Sherine is currently a third year Biomedicine student who has been able to combine her love for Spanish and Latin American studies, and her passion for social work, with her goals to work in public health in developing nations.
Let’s hear from Sherine about her experience as a female STEM student at the University of Melbourne…
The University of Melbourne prides itself with the Melbourne Model – a course structure tailored to allow students to delve into interests beyond your academic pursuit in order to bring diversity and versatility to the workforce. The calibre of research, the ease of accessibility to leading research laboratories and the passion each and every one of my lecturers have contribute to the dynamic environment of the university. I also find that there has been quite an equal divide between our male and female lecturers delivering subject content, which provides a lot of female students with role models to aspire towards in the STEM industry.

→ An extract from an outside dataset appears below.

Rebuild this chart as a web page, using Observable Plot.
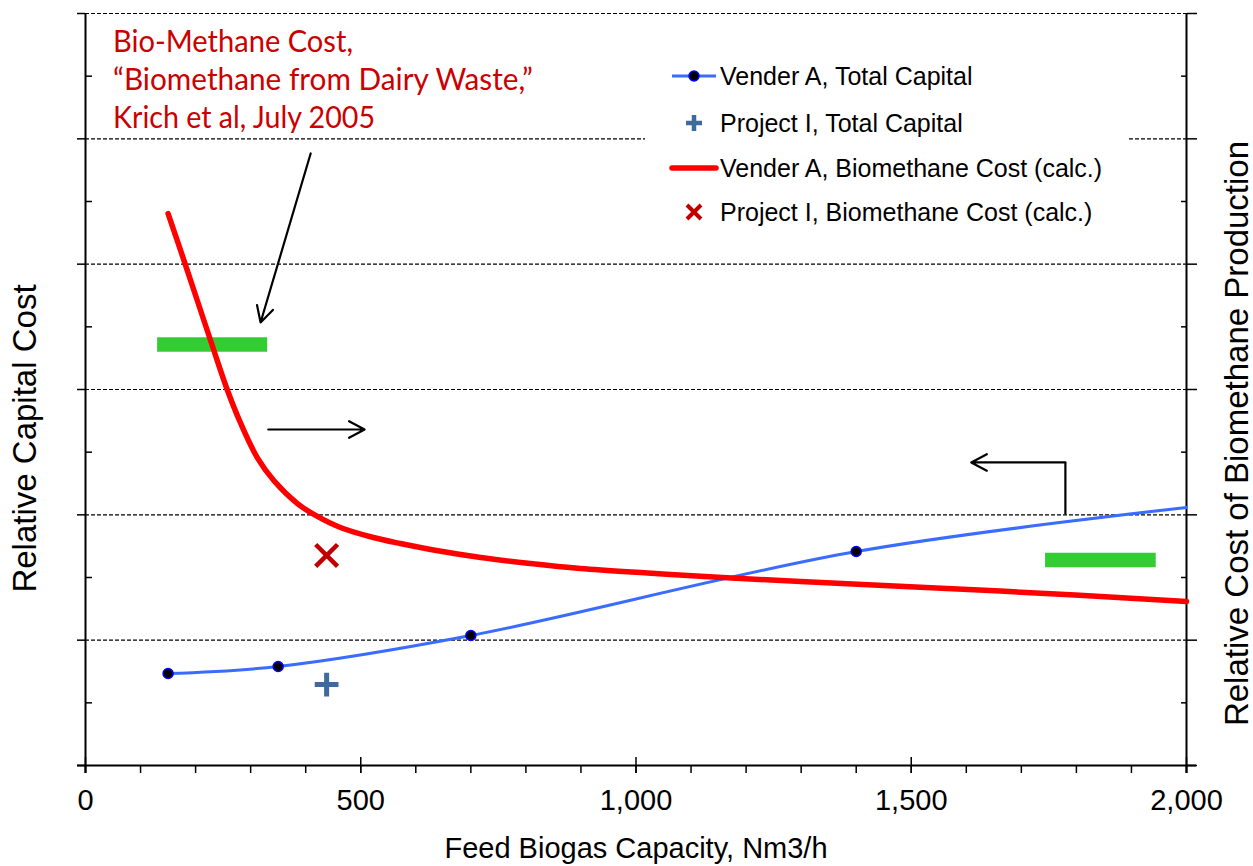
<!DOCTYPE html>
<html>
<head>
<meta charset="utf-8">
<script src="https://cdn.jsdelivr.net/npm/d3@7"></script>
<script src="https://cdn.jsdelivr.net/npm/@observablehq/plot@0.6"></script>
<style>
  html, body { margin: 0; padding: 0; background: #fff; }
  #wrap { position: relative; width: 1253px; height: 866px; }
</style>
</head>
<body>
<div id="wrap"></div>
<script>
// ---------- data ----------
// Vendor A, total capital (blue line with markers)
const vendorCapacity = [150, 350, 700, 1400];
const vendorCapital  = [0.734, 0.790, 1.037, 1.707];
// blue line also runs on to the right edge
const capitalLineX = [150, 350, 700, 1400, 2000];
const capitalLineY = [0.734, 0.790, 1.037, 1.707, 2.059];

// Vendor A, biomethane cost (calc.) – red curve
const costCurveX = [150, 182, 229, 258, 282, 312, 342, 385, 418, 463, 523, 572, 627, 718, 808, 899, 1021, 1141, 1299, 1662, 2000];
const costCurveY = [4.404, 3.989, 3.367, 2.992, 2.729, 2.457, 2.274, 2.090, 1.995, 1.899, 1.819, 1.771, 1.724, 1.660, 1.612, 1.572, 1.536, 1.504, 1.468, 1.392, 1.309];

// Project I
const projectCapacity = [438];
const projectCapital  = [0.646];
const projectCost     = [1.676];

// Literature ranges (green bars)
const litX1 = [131, 1744];
const litX2 = [331, 1945];
const litY  = [3.359, 1.640];

// Annotation arrows
const arrowX1 = [409, 332, 1780];
const arrowY1 = [4.883, 2.681, 2.418];
const arrowX2 = [318, 507, 1609];
const arrowY2 = [3.535, 2.681, 2.418];
const connectorX = [1780];
const connectorY1 = [2.003];
const connectorY2 = [2.418];

// Axis ticks
const xMajorTicks = [0, 500, 1000, 1500, 2000];
const xMinorTicks = [0, 100, 200, 300, 400, 500, 600, 700, 800, 900, 1000, 1100, 1200, 1300, 1400, 1500, 1600, 1700, 1800, 1900, 2000];
const yMajorTicks = [0, 1, 2, 3, 4, 5, 6];
const yMinorTicks = [0.5, 1.5, 2.5, 3.5, 4.5, 5.5];
const gridLines   = [1, 2, 3, 4, 5, 6];

// Texts
const xTitle  = "Feed Biogas Capacity, Nm3/h";
const yTitle  = "Relative Capital Cost";
const y2Title = "Relative Cost of Biomethane Production";
const noteLines = ["Bio-Methane Cost,", "\u201CBiomethane from Dairy Waste,\u201D", "Krich et al, July 2005"];
const legendLabels = ["Vender A, Total Capital", "Project I, Total Capital", "Vender A, Biomethane Cost (calc.)", "Project I, Biomethane Cost (calc.)"];

// ---------- tables ----------
const vendorPts = vendorCapacity.map((x, i) => ({x, y: vendorCapital[i]}));
const capLine = capitalLineX.map((x, i) => ({x, y: capitalLineY[i]}));
const costLine = costCurveX.map((x, i) => ({x, y: costCurveY[i]}));
const projCap = projectCapacity.map((x, i) => ({x, y: projectCapital[i]}));
const projCost = projectCapacity.map((x, i) => ({x, y: projectCost[i]}));
const litBars = litX1.map((x1, i) => ({x1, x2: litX2[i], y: litY[i]}));
const arrows = arrowX1.map((x1, i) => ({x1, y1: arrowY1[i], x2: arrowX2[i], y2: arrowY2[i]}));
const connectors = connectorX.map((x, i) => ({x, y1: connectorY1[i], y2: connectorY2[i]}));

const FONT = "Liberation Sans, Arial, sans-serif";
const BLUE = "#3a6cff";
const RED = "#ff0000";
const fmtComma = d3.format(",");

const chart = Plot.plot({
  width: 1253,
  height: 866,
  marginLeft: 85,
  marginRight: 67,
  marginTop: 13,
  marginBottom: 101,
  style: {fontFamily: FONT, background: "white", color: "black", overflow: "visible"},
  x: {domain: [0, 2000], label: null},
  y: {domain: [0, 6], label: null},
  marks: [
    // dashed gridlines
    Plot.ruleY(gridLines, {stroke: "black", strokeWidth: 1.1, strokeDasharray: "4,2"}),
    // axis lines
    Plot.ruleY([0], {stroke: "black", strokeWidth: 2, insetLeft: -8, insetRight: -10}),
    Plot.ruleX([0], {stroke: "black", strokeWidth: 2, insetBottom: -8}),
    Plot.ruleX([2000], {stroke: "black", strokeWidth: 2, insetBottom: -8}),
    // x ticks
    Plot.axisX({ticks: xMinorTicks, tickSize: 8, tickFormat: () => "", strokeWidth: 1.5, label: null}),
    Plot.axisX({ticks: xMajorTicks, tickSize: 16, dy: -8, tickFormat: () => "", strokeWidth: 1.5, label: null}),
    // x tick labels
    Plot.text(xMajorTicks, {x: (d) => d, text: (d) => fmtComma(d), frameAnchor: "bottom", dy: 44, fontSize: 29, fill: "black", fontFamily: FONT}),
    // left y ticks
    Plot.axisY({anchor: "left", ticks: yMajorTicks, tickSize: 8, tickFormat: () => "", strokeWidth: 1.5, label: null}),
    Plot.axisY({anchor: "left", ticks: yMinorTicks, tickSize: 7, dx: 7, tickFormat: () => "", strokeWidth: 1.5, label: null}),
    // right y ticks
    Plot.axisY({anchor: "right", ticks: yMajorTicks, tickSize: 10, tickFormat: () => "", strokeWidth: 1.5, label: null}),
    Plot.axisY({anchor: "right", ticks: yMinorTicks, tickSize: 6, dx: -6, tickFormat: () => "", strokeWidth: 1.5, label: null}),
    // literature bars
    Plot.ruleY(litBars, {x1: "x1", x2: "x2", y: "y", stroke: "#33cc33", strokeWidth: 14.5}),
    // capital line
    Plot.line(capLine, {x: "x", y: "y", stroke: BLUE, strokeWidth: 3, curve: "catmull-rom"}),
    Plot.dot(vendorPts, {x: "x", y: "y", r: 5, fill: "black", stroke: "#0000ff", strokeWidth: 1.5}),
    // cost curve
    Plot.line(costLine, {x: "x", y: "y", stroke: RED, strokeWidth: 5.5, curve: "catmull-rom"}),
    // project points
    Plot.dot(projCap, {x: "x", y: "y", symbol: "plus", r: 7.7, stroke: "#3f6a9e", strokeWidth: 5}),
    Plot.dot(projCost, {x: "x", y: "y", symbol: "times", r: 10, stroke: "#c00000", strokeWidth: 4.5}),
    // annotation arrows
    Plot.link(connectors, {x: "x", y1: "y1", y2: "y2", stroke: "black", strokeWidth: 2.2}),
    Plot.arrow(arrows, {x1: "x1", y1: "y1", x2: "x2", y2: "y2", stroke: "black", strokeWidth: 2.2, headLength: 12, headAngle: 56}),
    // axis titles
    Plot.text([xTitle], {frameAnchor: "bottom", dy: 92, fontSize: 29, fill: "black", fontFamily: FONT}),
    Plot.text([yTitle], {frameAnchor: "left", textAnchor: "middle", rotate: -90, dx: -60, dy: 49, fontSize: 33, fill: "black", fontFamily: FONT}),
    Plot.text([y2Title], {frameAnchor: "right", textAnchor: "middle", rotate: -90, dx: 51, dy: 44, fontSize: 33, fill: "black", fontFamily: FONT})
  ]
});

document.getElementById("wrap").appendChild(chart);

// ---------- in-plot annotation text and legend ----------
const svg = d3.select(chart);
const note = svg.append("g").attr("font-family", "Lato, 'Open Sans', sans-serif").attr("fill", "#cc0000")
  .attr("font-size", 31).attr("text-anchor", "start");
const noteBaselines = [52, 90, 128];
const noteWidths = [240, 420, 262];
noteLines.forEach((t, i) => {
  note.append("text").attr("x", 113).attr("y", noteBaselines[i]).attr("text-anchor", "start")
    .attr("textLength", noteWidths[i]).attr("lengthAdjust", "spacingAndGlyphs").text(t);
});

const leg = svg.append("g").attr("font-family", FONT).attr("font-size", 25).attr("fill", "black").attr("text-anchor", "start");
leg.append("rect").attr("x", 645).attr("y", 48).attr("width", 482).attr("height", 187).attr("fill", "white");
const rowY = [76, 123, 168, 212];
// row 1: blue line + marker
leg.append("line").attr("x1", 672).attr("x2", 716).attr("y1", rowY[0]).attr("y2", rowY[0]).attr("stroke", BLUE).attr("stroke-width", 3);
leg.append("circle").attr("cx", 694).attr("cy", rowY[0]).attr("r", 5).attr("fill", "black").attr("stroke", "#0000ff").attr("stroke-width", 1.5);
// row 2: plus
leg.append("path").attr("d", `M${686},${rowY[1]}h16M${694},${rowY[1]-8}v16`).attr("stroke", "#3f6a9e").attr("stroke-width", 4.5).attr("fill", "none");
// row 3: red line
leg.append("line").attr("x1", 672).attr("x2", 716).attr("y1", rowY[2]).attr("y2", rowY[2]).attr("stroke", RED).attr("stroke-width", 5.5).attr("stroke-linecap", "round");
// row 4: times
leg.append("path").attr("d", `M${687},${rowY[3]-7}l14,14M${701},${rowY[3]-7}l-14,14`).attr("stroke", "#c00000").attr("stroke-width", 4).attr("fill", "none");
legendLabels.forEach((t, i) => {
  leg.append("text").attr("x", 720).attr("y", rowY[i]).attr("dy", "0.35em").attr("text-anchor", "start").text(t);
});
</script>
</body>
</html>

A few words from Sherine….
‘I attribute my successes in my educational pursuit to the foundation that’s been rooted in me through my journey with GIS. The very nature of GIS’s approach to education meant that we were constantly disrupting the conventional approach to education through the myriad of opportunities available to us. The greatest discoveries never came from remaining in your comfort zone, and this philosophy encouraged me to reach out to the community and take on roles that nurtured skills beyond those that were employed in a classroom. GIS championed a holistic approach to education that’s molded me into a versatile individual ready to face the real world.’